**Data provided:**
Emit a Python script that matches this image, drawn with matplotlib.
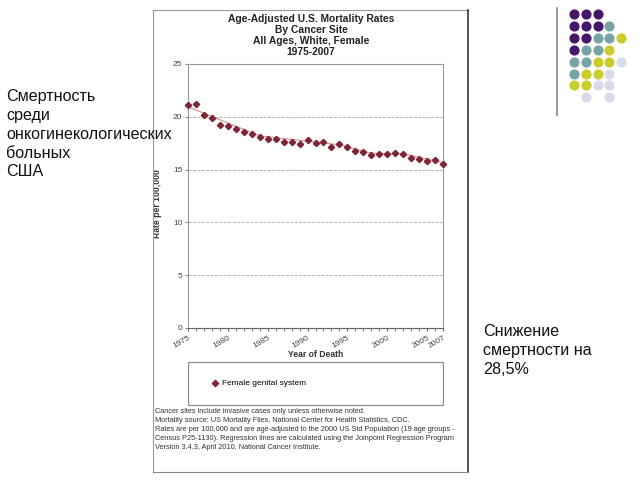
import matplotlib
matplotlib.use("Agg")
import matplotlib.pyplot as plt
from matplotlib.lines import Line2D
from matplotlib.ticker import MultipleLocator

years = list(range(1975, 2008))
rates = [21.08, 21.17, 20.13, 19.84, 19.24, 19.11, 18.86, 18.54, 18.39, 18.07,
         17.94, 17.91, 17.63, 17.66, 17.47, 17.82, 17.56, 17.63, 17.15, 17.44,
         17.15, 16.77, 16.64, 16.39, 16.49, 16.49, 16.61, 16.52, 16.14, 16.01,
         15.82, 15.95, 15.57]

# joinpoint regression segments
fit_years = [1975, 1984, 1994, 1998, 2002, 2007]
fit_rates = [20.95, 18.2, 17.35, 16.55, 16.5, 15.65]

xtick_labels = [1975, 1980, 1985, 1990, 1995, 2000, 2005, 2007]

title_lines = "Age-Adjusted U.S. Mortality Rates\nBy Cancer Site\nAll Ages, White, Female\n1975-2007"
footnote = ("Cancer sites include invasive cases only unless otherwise noted.\n"
            "Mortality source: US Mortality Files, National Center for Health Statistics, CDC.\n"
            "Rates are per 100,000 and are age-adjusted to the 2000 US Std Population (19 age groups -\n"
            "Census P25-1130). Regression lines are calculated using the Joinpoint Regression Program\n"
            "Version 3.4.3, April 2010, National Cancer Institute.")

left_lines = ["Смертность", "среди", "онкогинекологических", "больных", "США"]
right_lines = ["Снижение", "смертности на", "28,5%"]

# decorative dot grid (rows top to bottom), letters map to colours
dot_rows = ["PPP", "PPPT", "PPTTY", "PTTY", "TTYYL", "TYYL", "YYLL", " L L"]
dot_colors = {"P": "#45176A", "T": "#76A3A3", "Y": "#CACC2E", "L": "#DADAEA"}

plt.rcParams['font.family'] = ['Liberation Sans', 'DejaVu Sans']

W, H = 640, 480
fig = plt.figure(figsize=(6.4, 4.8), dpi=100)

def fx(px):
    return px / W

def fy(py):
    return 1 - py / H

# page border of the pasted chart
fig.add_artist(Line2D([fx(153), fx(468)], [fy(10), fy(10)], color="#999999", lw=0.8))
fig.add_artist(Line2D([fx(153), fx(153)], [fy(10), fy(472)], color="#999999", lw=0.8))
fig.add_artist(Line2D([fx(468), fx(468)], [fy(10), fy(472)], color="#333333", lw=1.2))
fig.add_artist(Line2D([fx(153), fx(468)], [fy(472), fy(472)], color="#888888", lw=0.8))

ax = fig.add_axes([fx(188), fy(328), fx(443) - fx(188), fy(64) - fy(328)])
ax.plot(fit_years, fit_rates, color="#D98C8C", lw=0.8, zorder=2)
pts, = ax.plot(years, rates, linestyle="none", marker="D", markersize=3.2,
               color="#7E2638", clip_on=False, zorder=3)
ax.set_xlim(1975, 2007)
ax.set_ylim(0, 25)
ax.yaxis.set_major_locator(MultipleLocator(5))
ax.set_xticks(xtick_labels)
ax.xaxis.set_minor_locator(MultipleLocator(1))
ax.set_xticklabels([str(y) for y in xtick_labels], rotation=30, ha="right",
                   rotation_mode="anchor", fontsize=6, color="#444444")
ax.tick_params(axis="y", labelsize=6, labelcolor="#444444", length=2, color="#888888", pad=2)
ax.tick_params(axis="x", which="both", length=2.5, color="#666666", pad=2)
ax.grid(axis="y", linestyle="--", color="#AAAAAA", lw=0.6)
for side, sp in ax.spines.items():
    sp.set_color("#999999")
    sp.set_linewidth(0.8)
ax.spines["bottom"].set_color("#666666")
ax.set_xlabel("Year of Death", fontsize=6.2, fontweight="bold", color="#333333", labelpad=0)
ax.set_ylabel("Rate per 100,000", fontsize=6.2, fontweight="bold", color="#333333")
ax.yaxis.set_label_coords(-0.1, 0.47)

fig.text(fx(311), fy(14), title_lines, ha="center", va="top", fontsize=7.4,
         fontweight="bold", color="#222222", linespacing=1.12)

# legend box
lax = fig.add_axes([fx(188), fy(405), fx(443) - fx(188), fy(362) - fy(405)])
lax.set_xticks([])
lax.set_yticks([])
for sp in lax.spines.values():
    sp.set_color("#888888")
    sp.set_linewidth(0.8)
lax.legend([pts], ["Female genital system"], loc="center left", frameon=False,
           fontsize=6, bbox_to_anchor=(0.06, 0.5), handletextpad=0.3,
           handlelength=1.0)

fig.text(fx(155), fy(408), footnote, ha="left", va="top", fontsize=5.3,
         color="#333333", linespacing=1.38)

for i, line in enumerate(left_lines):
    fig.text(fx(6), fy(97 + i * 18.7), line, ha="left", va="center", fontsize=11.6,
             color="#111111")
for i, line in enumerate(right_lines):
    fig.text(fx(483), fy(331 + i * 19.5), line, ha="left", va="center", fontsize=11.6,
             color="#111111")

# decoration top right
fig.add_artist(Line2D([fx(557), fx(557)], [fy(8), fy(115)], color="#888888", lw=1.2))
for r, row in enumerate(dot_rows):
    for c, ch in enumerate(row):
        if ch == " ":
            continue
        fig.add_artist(Line2D([fx(574 + c * 11.8)], [fy(14 + r * 11.9)], marker="o",
                              markersize=6.3, color=dot_colors[ch], linestyle="none"))

fig.savefig("out.png", dpi=100)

**Aim of the exercise:** In the listing, find all lines with the string "matplotlib" and copy them.

**The reply:**
Emit a Python script that matches this image, drawn with matplotlib.
import matplotlib
matplotlib.use("Agg")
import matplotlib.pyplot as plt
from matplotlib.lines import Line2D
from matplotlib.ticker import MultipleLocator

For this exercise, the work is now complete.